### Written exercise
Only the lines from the start of the data to the line containing "63.1, 63.1, 63.3];", both included, should be output, exactly and without pictures.

┏━━

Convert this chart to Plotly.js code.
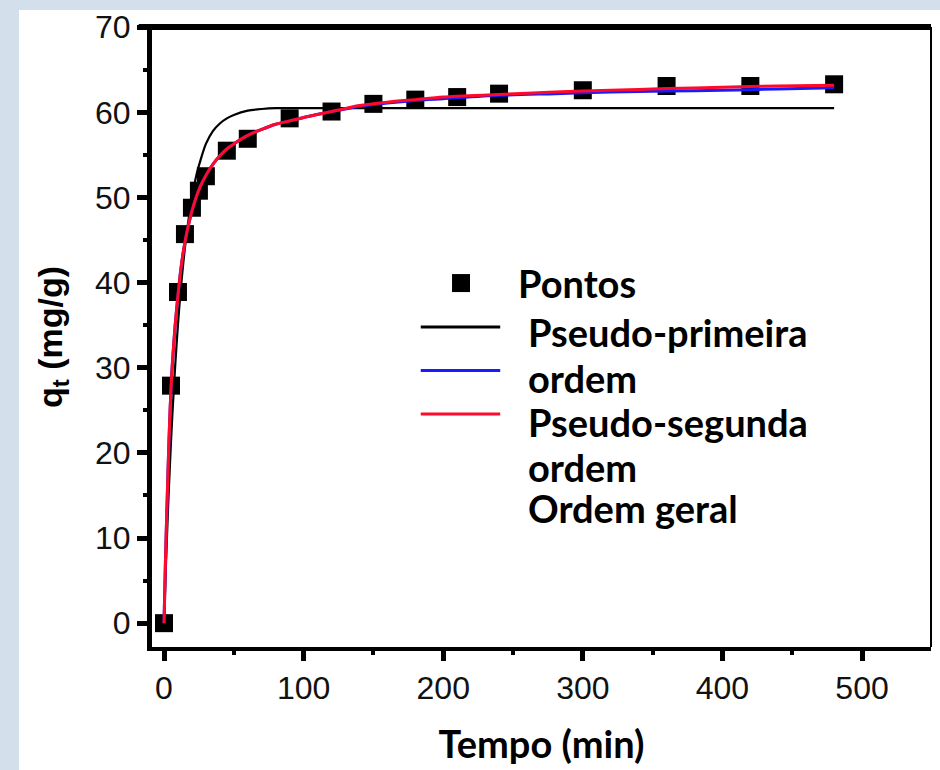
<!DOCTYPE html>
<html>
<head>
<meta charset="utf-8">
<script src="https://cdn.plot.ly/plotly-3.0.1.min.js"></script>
<style>
  html, body { margin: 0; padding: 0; background: #d3dfea; width: 940px; height: 770px; overflow: hidden; }
  #panel { position: absolute; left: 19px; top: 10px; width: 921px; height: 760px; background: #ffffff; }
  #chart { width: 921px; height: 760px; }
</style>
</head>
<body>
<div id="panel"><div id="chart"></div></div>
<script>
// Experimental points
const tempoPontos = [0, 5, 10, 15, 20, 25, 30, 45, 60, 90, 120, 150, 180, 210, 240, 300, 360, 420, 480];
const qPontos     = [0, 27.9, 38.9, 45.7, 48.8, 50.8, 52.5, 55.5, 56.9, 59.3, 60.1, 61.0, 61.5, 61.8, 62.2, 62.6, 63.1, 63.1, 63.3];

// Fitted curves
const tempoCurva = [0, 1, 2, 3, 4, 5, 6, 8, 10, 12, 14, 16, 18, 20, 23, 26, 30, 35, 40, 45, 50, 60, 70, 80, 90, 100, 120, 140, 160, 180, 200, 240, 280, 320, 360, 400, 440, 480];
const qPrimeira  = [0, 5.0, 9.6, 13.9, 17.7, 21.3, 24.5, 30.2, 35.1, 39.2, 42.6, 45.5, 47.9, 49.9, 52.5, 54.3, 56.3, 57.8, 58.7, 59.3, 59.7, 60.2, 60.4, 60.5, 60.5, 60.5, 60.5, 60.5, 60.5, 60.5, 60.5, 60.5, 60.5, 60.5, 60.5, 60.5, 60.5, 60.5];
const qSegunda   = [0, 7.0, 13.0, 18.5, 23.5, 27.5, 30.5, 35.0, 38.5, 41.5, 43.8, 45.6, 47.1, 48.4, 50.0, 51.3, 52.6, 53.9, 54.9, 55.7, 56.3, 57.3, 58.0, 58.6, 59.0, 59.4, 60.1, 60.7, 61.1, 61.4, 61.6, 62.0, 62.2, 62.4, 62.5, 62.6, 62.75, 62.9];
const qGeral     = [0, 7.0, 13.0, 18.5, 23.5, 27.5, 30.5, 35.0, 38.5, 41.5, 43.8, 45.6, 47.1, 48.4, 50.0, 51.3, 52.6, 53.9, 54.9, 55.7, 56.3, 57.3, 58.0, 58.6, 59.0, 59.4, 60.1, 60.8, 61.2, 61.5, 61.8, 62.1, 62.4, 62.6, 62.8, 62.95, 63.1, 63.2];

// Legend / axis text
const legendaTextos = ['Pontos', 'Pseudo-primeira', 'ordem', 'Pseudo-segunda', 'ordem', 'Ordem geral'];
const tituloX = 'Tempo (min)';
const tituloY = 'q<sub>t</sub> (mg/g)';
const xTicks = [0, 100, 200, 300, 400, 500];
const yTicks = [0, 10, 20, 30, 40, 50, 60, 70];

const legendFont = { family: 'Lato, "Open Sans", sans-serif', size: 38, color: '#000', weight: 'bold' };
const tickFont = { family: '"Liberation Sans", Arial, sans-serif', size: 32, color: '#111' };

const traces = [
  { x: tempoPontos, y: qPontos, mode: 'markers', type: 'scatter', name: 'Pontos',
    marker: { symbol: 'square', size: 18, color: '#000' } },
  { x: tempoCurva, y: qPrimeira, mode: 'lines', type: 'scatter', name: 'Pseudo-primeira ordem',
    line: { color: '#000', width: 2.2, shape: 'spline', smoothing: 0.8 } },
  { x: tempoCurva, y: qSegunda, mode: 'lines', type: 'scatter', name: 'Pseudo-segunda ordem',
    line: { color: '#1a1aff', width: 3, shape: 'spline', smoothing: 0.8 } },
  { x: tempoCurva, y: qGeral, mode: 'lines', type: 'scatter', name: 'Ordem geral',
    line: { color: '#ff0a2a', width: 3, shape: 'spline', smoothing: 0.8 } }
];

// legend layout helpers (paper coords)
const legX = [0.467, 0.480, 0.480, 0.480, 0.480, 0.480];
const legY = [0.587, 0.508, 0.434, 0.363, 0.290, 0.224];
const annotations = legendaTextos.map((t, i) => ({
  xref: 'paper', yref: 'paper', x: legX[i], y: legY[i], xanchor: 'left', yanchor: 'middle',
  text: t, showarrow: false, font: legendFont
}));

const lineY = [0.516, 0.446, 0.376];
const lineCol = ['#000', '#1a1aff', '#ff0a2a'];
const shapes = [
  // top frame line
  { type: 'line', xref: 'paper', yref: 'paper', x0: -0.017, x1: 1, y0: 1, y1: 1, line: { color: '#000', width: 6 } },
  // right frame line
  { type: 'line', xref: 'paper', yref: 'paper', x0: 1, x1: 1, y0: 0, y1: 1, line: { color: '#000', width: 2 } },
  // legend square
  { type: 'rect', xref: 'paper', yref: 'paper', xsizemode: 'pixel', ysizemode: 'pixel',
    xanchor: 0.3967, yanchor: 0.587, x0: -9, x1: 9, y0: -9, y1: 9,
    fillcolor: '#000', line: { width: 0 } }
].concat(lineY.map((y, i) => ({
  type: 'line', xref: 'paper', yref: 'paper', x0: 0.345, x1: 0.447, y0: y, y1: y,
  line: { color: lineCol[i], width: 3 }
})));

const layout = {
  width: 921, height: 760,
  paper_bgcolor: '#ffffff', plot_bgcolor: '#ffffff',
  margin: { l: 133, r: 9, t: 17, b: 123 },
  showlegend: false,
  xaxis: {
    range: [-8.6, 549.4], tickvals: xTicks, ticktext: xTicks.map(String),
    showgrid: false, zeroline: false, showline: true, linecolor: '#000', linewidth: 4,
    ticks: 'outside', ticklen: 10, tickwidth: 5, tickcolor: '#000',
    minor: { dtick: 50, ticks: 'outside', ticklen: 4, tickwidth: 4, tickcolor: '#000', showgrid: false },
    tickfont: tickFont, ticklabeloverflow: 'allow',
    title: { text: tituloX, font: { family: 'Lato, "Open Sans", sans-serif', size: 38, color: '#000', weight: 'bold' }, standoff: 27 }
  },
  yaxis: {
    range: [-2.8, 70.03], tickvals: yTicks, ticktext: yTicks.map(String),
    showgrid: false, zeroline: false, showline: true, linecolor: '#000', linewidth: 5,
    ticks: 'outside', ticklen: 10, tickwidth: 5, tickcolor: '#000',
    minor: { dtick: 5, ticks: 'outside', ticklen: 4, tickwidth: 4, tickcolor: '#000', showgrid: false },
    tickfont: tickFont, ticklabeloverflow: 'allow',
    title: { text: tituloY, font: { family: '"Liberation Sans", Arial, sans-serif', size: 34, color: '#000', weight: 'bold' }, standoff: 24 }
  },
  annotations: annotations,
  shapes: shapes
};

Plotly.newPlot('chart', traces, layout, { displayModeBar: false, staticPlot: true });
</script>
</body>
</html>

┗━━

### Output
Convert this chart to Plotly.js code.
<!DOCTYPE html>
<html>
<head>
<meta charset="utf-8">
<script src="https://cdn.plot.ly/plotly-3.0.1.min.js"></script>
<style>
  html, body { margin: 0; padding: 0; background: #d3dfea; width: 940px; height: 770px; overflow: hidden; }
  #panel { position: absolute; left: 19px; top: 10px; width: 921px; height: 760px; background: #ffffff; }
  #chart { width: 921px; height: 760px; }
</style>
</head>
<body>
<div id="panel"><div id="chart"></div></div>
<script>
// Experimental points
const tempoPontos = [0, 5, 10, 15, 20, 25, 30, 45, 60, 90, 120, 150, 180, 210, 240, 300, 360, 420, 480];
const qPontos     = [0, 27.9, 38.9, 45.7, 48.8, 50.8, 52.5, 55.5, 56.9, 59.3, 60.1, 61.0, 61.5, 61.8, 62.2, 62.6, 63.1, 63.1, 63.3];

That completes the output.